La riforma delle misure penali
Consideriamo le norme penali riguardanti le imposte dirette e l’imposta sul valore aggiunto.
A) La legge del 1929 conteneva il cosiddetto principio di fissità, non potevano essere abrogate o modificate da leggi posteriori concernenti i singoli tributi, se non per dichiarazione espressa dal legislatore con specifico riferimento alle singole disposizioni abrogate o modificate. La riforma del 1982 lo ha soppresso.
B) Altro importante principio della legge del 1929 abolito nel 1982 è la cosiddetta pregiudiziale tributaria; il principio, cioè, previsto per le imposte dirette dalla legge del 1929 ed esteso all’Iva dal decreto istitutivo di tale ultima imposta, per cui l’azione penale non può aver corso se non quando è divenuto definitivo l’accertamento del tributo. Si constatò che tale principio aveva reso praticamente inoperante l’efficacia intimidatoria delle sanzioni penali poiché, data la lungaggine del processo tributario, l’azione penale poteva avere inizio solo a distanza di molto tempo dalla comunicazione del fatto illecito. Per abolire la pregiudiziale sono state infatti modificate le norme incriminatrici, le quali ora, prevalentemente non puniscono l’evasione (ossia l’omessa, incompleta o infedele dichiarazione) ma la commissione di fatti prodromici o strumentali all’evasione o altri fatti il cui accertamento non implica la risoluzione di questioni estimative.
Principi generali
Il diritto penale tributario segue le regole generali del diritto penale comune. Vi sono però principi e norme particolari che vanno qui ricordati:
A) Una prima deroga alle norme penali comuni concerne la successione di leggi penali finanziarie. Secondo il codice penale in caso di successione di leggi penali nel tempo si applica la legge successiva se più favorevole al reo; tale legge, cioè è retroattiva, se più favorevole di quella vigente quando fu commesso il fatto. La retroattività della legge più favorevole al reo non vale in materia penale tributaria.
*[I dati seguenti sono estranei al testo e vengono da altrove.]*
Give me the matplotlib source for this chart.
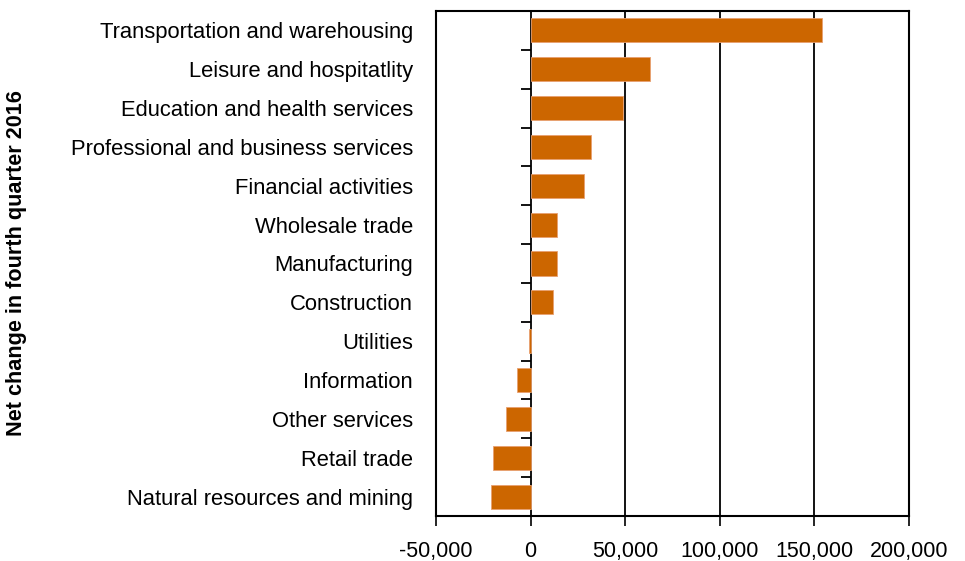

B) Secondo un principio generale del diritto penale, nessuno può invocare a propria scusa l’ignoranza della legge penale. Accogliendo gli auspici di larga parte della dottrina, la Corte Costituzionale ha limitato la portata dell’art. 5 c.p., statuendone l’incostituzionalità nella parte in cui non esclude dall’inescusabilità della legge penale l’ignoranza inevitabile. Dopo la sentenza della Corte Costituzionale, l’art. 5 c.p. va letto così: “l’ignoranza della legge penale non scusa tranne che si tratti di ignoranza inevitabile”. L’errore per escludere la punibilità dev’essere un errore sulla norma e deve aver cagionato un errore sul fatto.
C) In materia di concorso di reati, la legge penaltributaria del 1929 reca una norma particolare, che diverge dalla disciplina del codice penale. Tale norma dispone innanzitutto che “per ogni violazione di legge si applica la relativa sanzione”; il che significa che le pene si sommano (cumulo materiale), in presenza di concorso omogeneo (violazione della stessa disposizione); il codice penale, invece, prevede il cumulo giuridico delle pene. La legge penaltributaria prevede, poi, delle attenuazioni “nel caso di violazioni commesse anche in tempi diversi in esecuzione della medesima risoluzione, la sanzione può essere applicata una sola volta”.
D) In materia di prescrizione, la legge del 1982 deroga al codice penale prevedendo una prescrizione di 7 anni per la contravvenzione di omessa dichiarazione e di 6 anni per gli altri reati contravvenzionali; pure di 6 anni è la prescrizione per i delitti.